High Performance (OTCMKTS:TBEV) Elbows Its Way Out of Triple-Zero Land
Is there anything to suggest that investing in High Performance (OTCMKTS:TBEV) is a good call? Apparently, there are many people who think that it is. At least that’s what the performance from the last few days would suggest.
The volumes are relatively solid which, it must be said, is unusual for TBEV. Thanks to a few strong jumps, the ticker managed to sail from $0.0003 on August 6 all the way to yesterday’s close of $0.0011. This, by the way, is the highest close in just under five months.
The reason for all the excitement is the fact that, if a press release from August 6 is anything to go by, the production of TBEV‘s brand new sports drink should start today. Apparently, some people reckon that the PR alone isn’t enough and that’s why, over the last few days, they’ve been busy flooding the message boards and social media with positive posts about the company.
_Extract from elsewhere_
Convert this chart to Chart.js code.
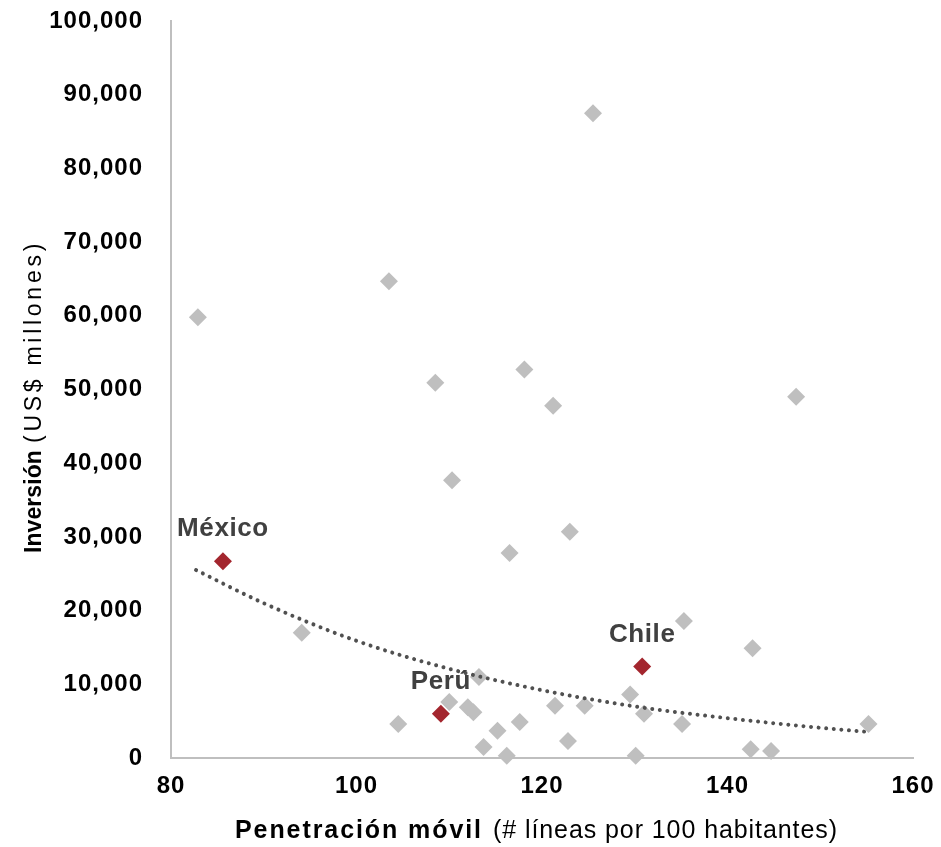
<!DOCTYPE html>
<html>
<head>
<meta charset="utf-8">
<script src="https://cdn.jsdelivr.net/npm/chart.js@4/dist/chart.umd.min.js"></script>
<style>
  body { margin: 0; background: #fff; }
</style>
</head>
<body>
<canvas id="scatterChart" width="941" height="847"></canvas>
<script>
// penetración móvil (x) vs inversión US$ millones (y)
const greyX = [82.9, 94.1, 103.5, 104.5, 108.5, 110.0, 110.3, 112.0, 112.6, 113.2, 113.7,
  115.2, 116.2, 116.5, 117.6, 118.1, 121.2, 121.4, 122.8, 123.0, 124.6, 125.5,
  129.5, 130.1, 131.0, 135.1, 135.3, 142.5, 142.7, 144.7, 147.4, 155.2];
const greyY = [59800, 17000, 64700, 4600, 50900, 7600, 37700, 6900, 6200, 11000, 1500,
  3700, 300, 27800, 4900, 52700, 47800, 7100, 2300, 30700, 7100, 87500,
  8600, 300, 6000, 4600, 18600, 1200, 14900, 950, 49000, 4600];

const redNames = ['México', 'Perú', 'Chile'];
const redX = [85.6, 109.1, 130.8];
const redY = [26700, 6000, 12400];

// trend line
const trendX = [82.7, 90, 100, 110, 120, 130, 140, 150, 155];
const trendY = [25500, 21000, 15900, 12100, 9200, 7000, 5400, 4100, 3550];

const xTicks = [80, 100, 120, 140, 160];
const yTicks = [0, 10000, 20000, 30000, 40000, 50000, 60000, 70000, 80000, 90000, 100000];

const toPoints = (xs, ys) => xs.map((x, i) => ({ x: x, y: ys[i] }));

// draw text stretched to a target width with letter spacing
function spacedText(ctx, text, x, y, font, width) {
  ctx.font = font;
  ctx.letterSpacing = '0px';
  const natural = ctx.measureText(text).width;
  const extra = (width - natural) / text.length;
  ctx.letterSpacing = extra.toFixed(2) + 'px';
  ctx.fillText(text, x, y);
}

const textPlugin = {
  id: 'textPlugin',
  beforeDraw(chart) {
    chart.ctx.letterSpacing = '1px';
  },
  afterDatasetsDraw(chart) {
    const ctx = chart.ctx;
    const xs = chart.scales.x, ys = chart.scales.y;
    ctx.save();
    ctx.fillStyle = '#404040';
    ctx.textBaseline = 'alphabetic';
    ctx.textAlign = 'left';
    ctx.font = 'bold 26px "Liberation Sans", Arial, sans-serif';
    ctx.letterSpacing = '0.6px';
    redNames.forEach((name, i) => {
      const px = xs.getPixelForValue(redX[i]);
      const py = ys.getPixelForValue(redY[i]);
      const w = ctx.measureText(name).width;
      ctx.fillText(name, px - w / 2, py - 25);
    });
    ctx.restore();
  },
  afterDraw(chart) {
    const ctx = chart.ctx;
    ctx.save();
    ctx.fillStyle = '#000';
    ctx.textBaseline = 'alphabetic';
    ctx.textAlign = 'left';
    // x axis title
    spacedText(ctx, 'Penetración móvil', 235, 838, 'bold 25px "Liberation Sans", Arial, sans-serif', 248);
    spacedText(ctx, '(# líneas por 100 habitantes)', 493, 838, '25px "Liberation Sans", Arial, sans-serif', 345);
    // y axis title
    ctx.translate(41, 553);
    ctx.rotate(-Math.PI / 2);
    spacedText(ctx, 'Inversión', 0, 0, 'bold 23px "Liberation Sans", Arial, sans-serif', 103);
    spacedText(ctx, '(US$ millones)', 110, 0, '23px "Liberation Sans", Arial, sans-serif', 203);
    ctx.restore();
    ctx.letterSpacing = '0px';
  }
};

const ctx = document.getElementById('scatterChart').getContext('2d');
new Chart(ctx, {
  type: 'scatter',
  data: {
    datasets: [
      {
        label: 'Tendencia',
        type: 'line',
        data: toPoints(trendX, trendY),
        borderColor: '#505050',
        borderWidth: 4,
        borderDash: [0.01, 7.6],
        borderCapStyle: 'round',
        pointRadius: 0,
        fill: false,
        tension: 0.4,
        cubicInterpolationMode: 'monotone',
        order: 0,
        clip: false
      },
      {
        label: 'Destacados',
        data: toPoints(redX, redY),
        pointStyle: 'rectRot',
        pointRadius: 9,
        pointBorderWidth: 0,
        backgroundColor: '#A3262E',
        borderColor: '#A3262E',
        order: 1,
        clip: false
      },
      {
        label: 'Países',
        data: toPoints(greyX, greyY),
        pointStyle: 'rectRot',
        pointRadius: 9,
        pointBorderWidth: 0,
        backgroundColor: '#BFBFBF',
        borderColor: '#BFBFBF',
        order: 2,
        clip: false
      }
    ]
  },
  options: {
    responsive: false,
    animation: false,
    layout: {
      padding: { top: 21, right: 28, left: 0, bottom: 0 }
    },
    plugins: {
      legend: { display: false },
      tooltip: { enabled: false }
    },
    scales: {
      x: {
        type: 'linear',
        min: 80,
        max: 160,
        afterBuildTicks: scale => { scale.ticks = xTicks.map(v => ({ value: v })); },
        afterFit: scale => {
          scale.height = 89;
          scale.paddingLeft = 0;
          scale.paddingRight = 0;
        },
        grid: { display: false, drawTicks: false },
        border: { display: true, color: '#BFBFBF', width: 2 },
        ticks: {
          padding: 14,
          color: '#000',
          font: { family: '"Liberation Sans", Arial, sans-serif', size: 24, weight: 'bold' }
        }
      },
      y: {
        type: 'linear',
        min: 0,
        max: 100000,
        afterBuildTicks: scale => { scale.ticks = yTicks.map(v => ({ value: v })); },
        afterFit: scale => {
          scale.width = 171;
          scale.paddingTop = 0;
          scale.paddingBottom = 0;
        },
        grid: { display: false, drawTicks: false },
        border: { display: true, color: '#BFBFBF', width: 2 },
        ticks: {
          padding: 28,
          color: '#000',
          font: { family: '"Liberation Sans", Arial, sans-serif', size: 24, weight: 'bold' },
          callback: value => value.toLocaleString('en-US')
        }
      }
    }
  },
  plugins: [textPlugin]
});
</script>
</body>
</html>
They seem pretty convinced that production is indeed about to start today, but if you take a closer look at the latest 10-Q, you’ll see that meeting deadlines isn’t among TBEV‘s finest traits. The report says that they expected to start shipping the new sports drinks before the end of June which clearly didn’t happen.
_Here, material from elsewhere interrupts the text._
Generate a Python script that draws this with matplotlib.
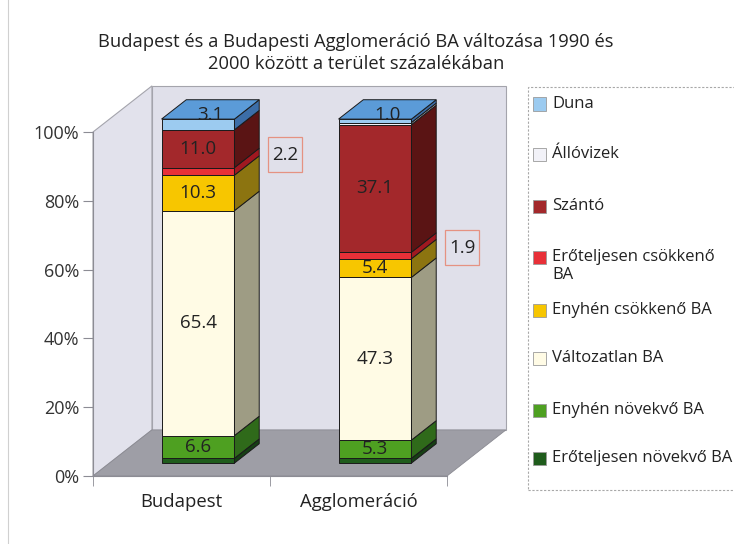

It also says that TBEV wasn’t in a particularly good shape at the end of April. Here’s a summary of the most important figures:
- total assets: $308,010 in cash
- current liabilities: $4,127,045
- no revenues
- quarterly operating loss: $283,485
A new website is also supposed to go live today, but as of the time of writing this article, the countdown timer that TBEV set up shows 0 hours, 0 minutes, and 0 seconds (screenshot link), and yet, the website is still not up.
All these problems, however, pale into insignificance when you compare them to the enormous elephant sitting inside TBEV‘s office which, as we have mentioned numerous times, is located in a residential house.
The said elephant is called toxic debt. The Convertible Notes Payable section of TBEV‘s 10-Q is quite long and if you’re not focused while reading it, you might be left a bit confused because it contains all sorts of notes that have already been converted and have absolutely no bearing on the company’s current situation. If you do concentrate, however, you’ll see that at the end of April, there was around $2.3 million worth convertible debt outstanding. Some of it is convertible at the usual discounts that range from 40% to 50%, but the rest can be turned into shares at a fixed price of $0.0001 per share.
The effects of the toxic debt on the share structure are… well… toxic. At the end of February, there were about 2.1 billion shares issued and outstanding. The management team then decided to effect a 1 for 10 reverse split which decreased the O/S count to about 213 million. That’s where it stood on March 20 when the company reported the financial results for the quarter ended January 31, but shortly after, the share printing started.
In a matter of just over a month, TBEV managed to issue a whopping 967,250,387 shares at an average rate of $0.0002 as a conversion of debt. In May a further 883,995,587 shares saw the light of day for the same reason. Curiously enough, TBEV decided not to disclose the rate at which the May shares got issued, but they couldn’t hide the fact that on June 18, less than four months after the reverse split, the O/S count was back at more than 2 billion.
Last month, the majority shareholders decided that the number of authorized shares also deserves a hike. It will be raised from 2.5 billion to 5 billion while the stock’s par value will be dropped from $0.001 to $0.00001 per share.
Now that you are aware of all the facts, you should be able to answer the question we posed at the very beginning of our article.